Whatever it means for an artist to have a recognizable style or practice, this is the first time I’ve noticed Harrison using a readymade object in at least two of her sculptures. But then, this particular object—a framed, print of a scan of the original drawing given to Harrison by a friend—is explicitly a copy, so why shouldn’t there be more than one? Does it have Deep Meaning that in addition to the 2012 sculpture, Valid Like Salad [whose later history of violence and conservation was discussed previously], Harrison used this movie star sketch in a 2011 work titled, Portrait of the Artist as a Young Man? You tell me.

Rachel Harrison’s Portrait of the Artist as a Young Man, 2011, installed in 2011 at estrella distante at kurimanzutto, Mexico City

Because now that I’ve seen Harrison reuse a specific object at least twice, I can’t stop looking for other repetitions and patterns in her work. Portrait was exhibited in 2011 in estrella distante, a Roberto Bolaño-themed group show at kurimanzutto, organized in collaboration with Harrison’s LA gallery, Regen Projects. Though it would have been obvious because it was facing a doorway, the installation views of Portrait omit the Tony Montana picture—should we assume it was there?—and center the typewriter perched on top of the painted concrete block, which sits in turn upon the typewriter’s case.

Rachel Harrison, Structural Design, 2010, Polystyrene, cement, Parex, acrylic, and Royal Safari portable typewriter, 58 x 33 x 28 in., image via regen projects

Which is itself a repeat of a move Harrison used in Structural Design (2010), a sculpture she showed at Regen Projects in 2010. Arguably, that work, or the keyboard of the Royal Safari portable typewriter it incorporates, gave the show its title, Asdfjkl;. The artist also makes an appearance in the press release, where the reference to typing hand position is described as “mentally tactile, as it speaks to the moment when one is just about to touch an object, or when one’s fingers have just had that physical encounter. The rapidly changing relationship to writing produced by the aid of machines is central to this title (the artist grew up without texting and is still not that good at it). Structural Design is a sculpture whose components are a Royal typewriter and painted forms balancing on the edge of the typewriter’s case, teetering in a moment between gravity and expression.”

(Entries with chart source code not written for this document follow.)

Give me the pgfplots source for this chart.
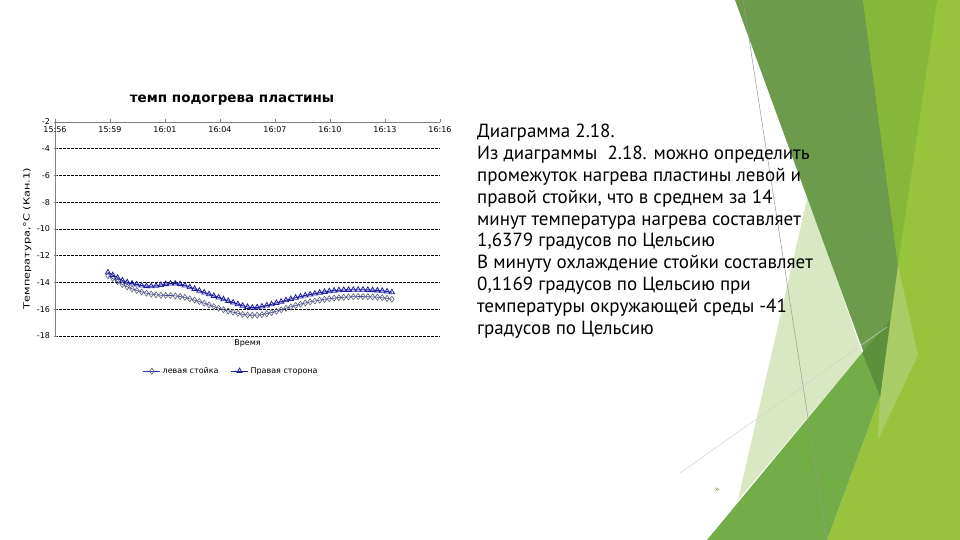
\documentclass[border=0pt]{standalone}
\usepackage{fontspec}
\usepackage{graphicx}
\usepackage{pgfplots}
\usepackage{pgfplotstable}
\pgfplotsset{compat=1.18}
\setmainfont{DejaVu Sans}
\newfontfamily\bodyfont{PT Sans}
\definecolor{darkband}{HTML}{6C9B4C}
\definecolor{midband}{HTML}{86B73A}
\definecolor{limeband}{HTML}{97C43C}
\definecolor{lowband}{HTML}{72AD48}
\definecolor{paleband}{HTML}{D9E8C2}
\definecolor{lightwedge}{HTML}{A8CD66}
\definecolor{darktip}{HTML}{5C903A}
\definecolor{rightblue}{HTML}{1E1EA0}
\definecolor{leftgray}{HTML}{5A5F75}
\definecolor{leftline}{HTML}{3A3AB0}

\pgfplotstableread{
t v
2.75 -13.25
3.00 -13.45
3.25 -13.65
3.50 -13.85
3.75 -13.98
4.00 -14.08
4.25 -14.15
4.50 -14.22
4.75 -14.27
5.00 -14.28
5.25 -14.25
5.50 -14.18
5.75 -14.12
6.00 -14.08
6.25 -14.08
6.50 -14.12
6.75 -14.22
7.00 -14.35
7.25 -14.48
7.50 -14.62
7.75 -14.75
8.00 -14.88
8.25 -15.00
8.50 -15.12
8.75 -15.25
9.00 -15.38
9.25 -15.50
9.50 -15.62
9.75 -15.74
10.00 -15.83
10.25 -15.88
10.50 -15.86
10.75 -15.80
11.00 -15.72
11.25 -15.63
11.50 -15.53
11.75 -15.43
12.00 -15.33
12.25 -15.23
12.50 -15.14
12.75 -15.05
13.00 -14.97
13.25 -14.90
13.50 -14.83
13.75 -14.76
14.00 -14.70
14.25 -14.65
14.50 -14.61
14.75 -14.58
15.00 -14.56
15.25 -14.55
15.50 -14.54
15.75 -14.54
16.00 -14.54
16.25 -14.55
16.50 -14.57
16.75 -14.59
17.00 -14.62
17.25 -14.67
17.50 -14.73
}\rightside

\pgfplotstableread{
t v
2.75 -13.50
3.00 -13.70
3.25 -13.95
3.50 -14.15
3.75 -14.32
4.00 -14.47
4.25 -14.60
4.50 -14.70
4.75 -14.80
5.00 -14.87
5.25 -14.92
5.50 -14.95
5.75 -14.97
6.00 -14.97
6.25 -15.00
6.50 -15.05
6.75 -15.12
7.00 -15.22
7.25 -15.32
7.50 -15.42
7.75 -15.55
8.00 -15.68
8.25 -15.80
8.50 -15.92
8.75 -16.03
9.00 -16.13
9.25 -16.22
9.50 -16.30
9.75 -16.38
10.00 -16.43
10.25 -16.45
10.50 -16.44
10.75 -16.40
11.00 -16.33
11.25 -16.25
11.50 -16.15
11.75 -16.04
12.00 -15.93
12.25 -15.82
12.50 -15.72
12.75 -15.62
13.00 -15.53
13.25 -15.45
13.50 -15.38
13.75 -15.32
14.00 -15.26
14.25 -15.21
14.50 -15.17
14.75 -15.13
15.00 -15.10
15.25 -15.08
15.50 -15.06
15.75 -15.05
16.00 -15.05
16.25 -15.06
16.50 -15.08
16.75 -15.10
17.00 -15.14
17.25 -15.19
17.50 -15.25
}\leftside

\begin{document}
\begin{tikzpicture}
\begin{scope}[x=1pt,y=1pt]
\path[use as bounding box, fill=white] (0,0) rectangle (960,540);
% slide decoration (theme shapes)
\fill[limeband] (860,540) -- (960,540) -- (960,0) -- (827,0) -- (880,143) -- cycle;
\fill[paleband] (808,345) -- (738,40) -- (862,187) -- cycle;
\fill[lowband] (707,0) -- (862,187) -- (880,143) -- (827,0) -- cycle;
\fill[lightwedge] (898,275) -- (918,185) -- (878,100) -- (880,143) -- cycle;
\fill[darkband] (735,540) -- (863,540) -- (898,275) -- (880,143) -- cycle;
\fill[midband] (863,540) -- (937,540) -- (898,275) -- cycle;
\fill[darktip] (862,187) -- (890,220) -- (880,143) -- cycle;
\draw[gray!80, line width=0.5pt] (743,540) -- (827,0);
\draw[gray!35, line width=0.5pt] (680,67) -- (887,213);
\node[text=limeband!80!black, font=\fontsize{9}{9}\selectfont] at (717,50) {»};

% slide text
\begin{scope}[every node/.style={anchor=base west, inner sep=0pt, font=\bodyfont\fontsize{19}{19}\selectfont}]
\node at (477,402) {Диаграмма 2.18.};
\node at (477,380.2) {Из диаграммы\ \ 2.18. можно определить};
\node at (477,358.4) {промежуток нагрева пластины левой и};
\node at (477,336.6) {правой стойки, что в среднем за 14};
\node at (477,314.8) {минут температура нагрева составляет};
\node at (477,293) {1,6379 градусов по Цельсию};
\node at (477,271.2) {В минуту охлаждение стойки составляет};
\node at (477,249.4) {0,1169 градусов по Цельсию при};
\node at (477,227.6) {температуры окружающей среды -41};
\node at (477,205.8) {градусов по Цельсию};
\end{scope}

% chart title
\node[font=\bfseries\fontsize{13.5}{14}\selectfont] at (232,440) {темп подогрева пластины};
\end{scope}

\begin{axis}[
  at={(55pt,204pt)}, anchor=south west,
  width=385pt, height=214pt, scale only axis,
  xmin=0, xmax=20, ymin=-18, ymax=-2,
  axis x line*=top, axis y line*=left,
  axis line style={gray, line width=0.8pt},
  xtick={0,2.857,5.714,8.571,11.429,14.286,17.143,20},
  xticklabels={15:56,15:59,16:01,16:04,16:07,16:10,16:13,16:16},
  xticklabel style={anchor=north, yshift=-4pt, font=\fontsize{8}{9}\selectfont},
  x tick style={gray, line width=0.6pt},
  xtick align=outside,
  major tick length=3pt,
  ytick={-18,-16,-14,-12,-10,-8,-6,-4},
  yticklabels={-18,-16,-14,-12,-10,-8,-6,-4},
  extra y ticks={-2}, extra y tick labels={-2},
  extra y tick style={grid=none},
  yticklabel style={font=\fontsize{8}{9}\selectfont},
  y tick style={gray, line width=0.6pt},
  ytick align=center,
  ymajorgrids,
  major grid style={black, dashed, line width=0.6pt, dash pattern=on 2.5pt off 1.5pt},
  ylabel={\scalebox{1.33}[1]{Температура,°C (Кан.1)}},
  ylabel style={at={(axis description cs:-0.072,0.455)}, anchor=center, font=\fontsize{8.5}{9}\selectfont},
  legend style={at={(axis description cs:0.458,-0.164)}, anchor=center, draw=none, fill=none,
    legend columns=2, font=\fontsize{8}{9}\selectfont,
    /tikz/every even column/.append style={column sep=10pt}},
  legend cell align=left,
  clip=false,
]
\addplot[leftline, line width=0.6pt, mark=diamond, mark size=3pt, mark options={draw=leftgray, fill=white, line width=0.6pt, solid}] table[x=t,y=v] {\leftside};
\addlegendentry{левая стойка}
\addplot[rightblue, line width=0.9pt, mark=triangle, mark size=3pt, mark options={draw=rightblue, fill=white, line width=0.8pt, solid}] table[x=t,y=v] {\rightside};
\addlegendentry{Правая сторона}
\node[font=\fontsize{8}{9}\selectfont] at (axis description cs:0.5,-0.035) {Время};
\end{axis}
\end{tikzpicture}
\end{document}
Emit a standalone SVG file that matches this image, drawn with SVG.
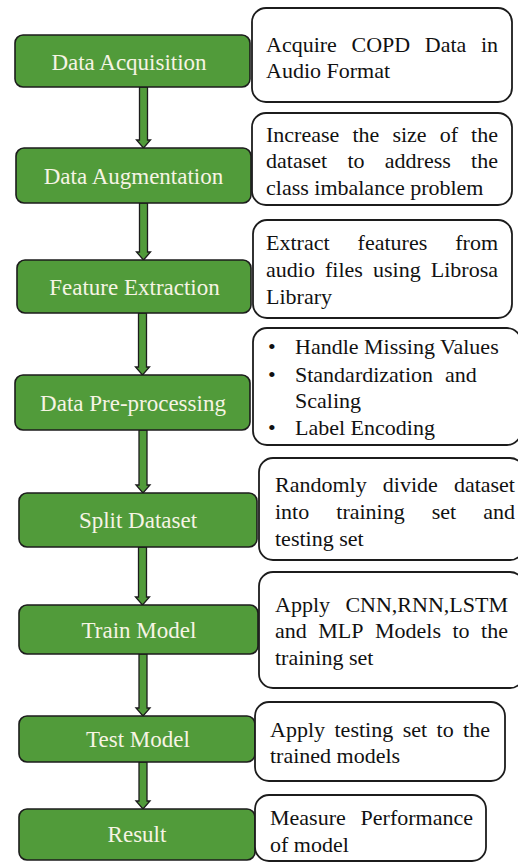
<svg xmlns="http://www.w3.org/2000/svg" width="518" height="863" viewBox="0 0 518 863">
  <style>
    text { font-family: "Liberation Serif", "Times New Roman", serif; font-size: 22px; }
    .step rect { fill: #519b3a; stroke: #1c1c1c; stroke-width: 1.6; }
    .step text { fill: #f6f4e4; text-anchor: middle; font-size: 23px; }
    .note rect { fill: #ffffff; stroke: #1c1c1c; stroke-width: 1.8; }
    .note text { fill: #111111; }
    .note text.r { text-anchor: end; }
    .arrow { fill: #519b3a; stroke: #1c1c1c; stroke-width: 1.3; stroke-linejoin: miter; }
  </style>
  <rect width="518" height="863" fill="#ffffff"/>

  <!-- connectors: block arrows between steps -->
  <g id="connectors">
    <polygon class="arrow" points="139.5,87 139.5,140 136.5,140 143.5,148 150.5,140 147.5,140 147.5,87"/>
    <polygon class="arrow" points="139.5,203 139.5,252 136.5,252 143.5,260 150.5,252 147.5,252 147.5,203"/>
    <polygon class="arrow" points="138.5,313 138.5,367 135.5,367 142.5,375 149.5,367 146.5,367 146.5,313"/>
    <polygon class="arrow" points="139,430 139,485 136,485 143,493 150,485 147,485 147,430"/>
    <polygon class="arrow" points="138.5,547 138.5,597 135.5,597 142.5,605 149.5,597 146.5,597 146.5,547"/>
    <polygon class="arrow" points="139,654 139,708 136,708 143,716 150,708 147,708 147,654"/>
    <polygon class="arrow" points="139,762 139,801 136,801 143,809 150,801 147,801 147,762"/>
  </g>

  <!-- process steps -->
  <g id="step-acquisition" class="step">
    <rect x="15" y="35" width="235" height="52" rx="8"/>
    <text x="129" y="70">Data Acquisition</text>
  </g>
  <g id="step-augmentation" class="step">
    <rect x="16" y="148" width="235" height="55" rx="8"/>
    <text x="133.5" y="184">Data Augmentation</text>
  </g>
  <g id="step-extraction" class="step">
    <rect x="17" y="260" width="234" height="53" rx="8"/>
    <text x="134.5" y="295">Feature Extraction</text>
  </g>
  <g id="step-preprocessing" class="step">
    <rect x="15" y="375" width="235" height="55" rx="8"/>
    <text x="133" y="410.5">Data Pre-processing</text>
  </g>
  <g id="step-split" class="step">
    <rect x="19" y="493" width="238" height="54" rx="8"/>
    <text x="138" y="528">Split Dataset</text>
  </g>
  <g id="step-train" class="step">
    <rect x="19" y="605" width="239" height="49" rx="8"/>
    <text x="139" y="638">Train Model</text>
  </g>
  <g id="step-test" class="step">
    <rect x="19" y="716" width="236" height="46" rx="8"/>
    <text x="138" y="747">Test Model</text>
  </g>
  <g id="step-result" class="step">
    <rect x="19" y="809" width="236" height="51" rx="8"/>
    <text x="137" y="842">Result</text>
  </g>

  <!-- descriptions (justified lines are placed word by word) -->
  <g id="note-acquisition" class="note">
    <rect x="252" y="8" width="260" height="94" rx="14"/>
    <text x="266" y="51.7">Acquire</text>
    <text x="351.5" y="51.7">COPD</text>
    <text x="424.8" y="51.7">Data</text>
    <text class="r" x="498" y="51.7">in</text>
    <text x="266" y="78.3">Audio Format</text>
  </g>
  <g id="note-augmentation" class="note">
    <rect x="252" y="113" width="260" height="92" rx="14"/>
    <text x="266" y="141.7">Increase</text>
    <text x="352.4" y="141.7">the</text>
    <text x="392.4" y="141.7">size</text>
    <text x="439.7" y="141.7">of</text>
    <text class="r" x="498" y="141.7">the</text>
    <text x="266" y="168.3">dataset</text>
    <text x="347.4" y="168.3">to</text>
    <text x="384.8" y="168.3">address</text>
    <text class="r" x="498" y="168.3">the</text>
    <text x="266" y="195">class imbalance problem</text>
  </g>
  <g id="note-extraction" class="note">
    <rect x="253" y="220" width="259" height="98" rx="14"/>
    <text x="266" y="250">Extract</text>
    <text x="357.6" y="250">features</text>
    <text class="r" x="498" y="250">from</text>
    <text x="266" y="277.3">audio</text>
    <text x="325" y="277.3">files</text>
    <text x="373" y="277.3">using</text>
    <text class="r" x="498" y="277.3">Librosa</text>
    <text x="266" y="304">Library</text>
  </g>
  <g id="note-preprocessing" class="note">
    <rect x="253" y="328" width="268" height="117" rx="14"/>
    <text x="268" y="354.3">•</text>
    <text x="295" y="354.3">Handle Missing Values</text>
    <text x="268" y="381.7">•</text>
    <text x="295" y="381.7">Standardization</text>
    <text x="445" y="381.7">and</text>
    <text x="295" y="408.3">Scaling</text>
    <text x="268" y="435">•</text>
    <text x="295" y="435">Label Encoding</text>
  </g>
  <g id="note-split" class="note">
    <rect x="259" y="458" width="265" height="102" rx="14"/>
    <text x="275" y="491.7">Randomly</text>
    <text x="382.8" y="491.7">divide</text>
    <text class="r" x="515" y="491.7">dataset</text>
    <text x="275" y="519">into</text>
    <text x="336.3" y="519">training</text>
    <text x="431.8" y="519">set</text>
    <text class="r" x="515" y="519">and</text>
    <text x="275" y="546">testing set</text>
  </g>
  <g id="note-train" class="note">
    <rect x="259" y="572" width="265" height="116" rx="14"/>
    <text x="275" y="611.7">Apply</text>
    <text class="r" x="508" y="611.7">CNN,RNN,LSTM</text>
    <text x="275" y="638.3">and</text>
    <text x="318.3" y="638.3">MLP</text>
    <text x="375" y="638.3">Models</text>
    <text x="452.5" y="638.3">to</text>
    <text class="r" x="508" y="638.3">the</text>
    <text x="275" y="665">training set</text>
  </g>
  <g id="note-test" class="note">
    <rect x="255" y="702" width="250" height="79" rx="14"/>
    <text x="270" y="736.7">Apply</text>
    <text x="334.5" y="736.7">testing</text>
    <text x="402.7" y="736.7">set</text>
    <text x="436.6" y="736.7">to</text>
    <text class="r" x="490" y="736.7">the</text>
    <text x="270" y="762.7">trained models</text>
  </g>
  <g id="note-result" class="note">
    <rect x="255" y="795" width="231" height="66" rx="14"/>
    <text x="270" y="825">Measure</text>
    <text class="r" x="473" y="825">Performance</text>
    <text x="270" y="851.7">of model</text>
  </g>
</svg>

Now these forms, both the boxes and the sheets, and the teetering, come into focus as elements of Harrison’s vocabulary. So does this strategy of separating two elements—a typewriter and its case—with sculptural forms. And hanging a framed photo on them. Or putting them on bases or plinths. And on and on. Seen in volume, and over time, a syntax appears, and a portrait of the artist does emerge in the work, or at least a portrait of the artist working.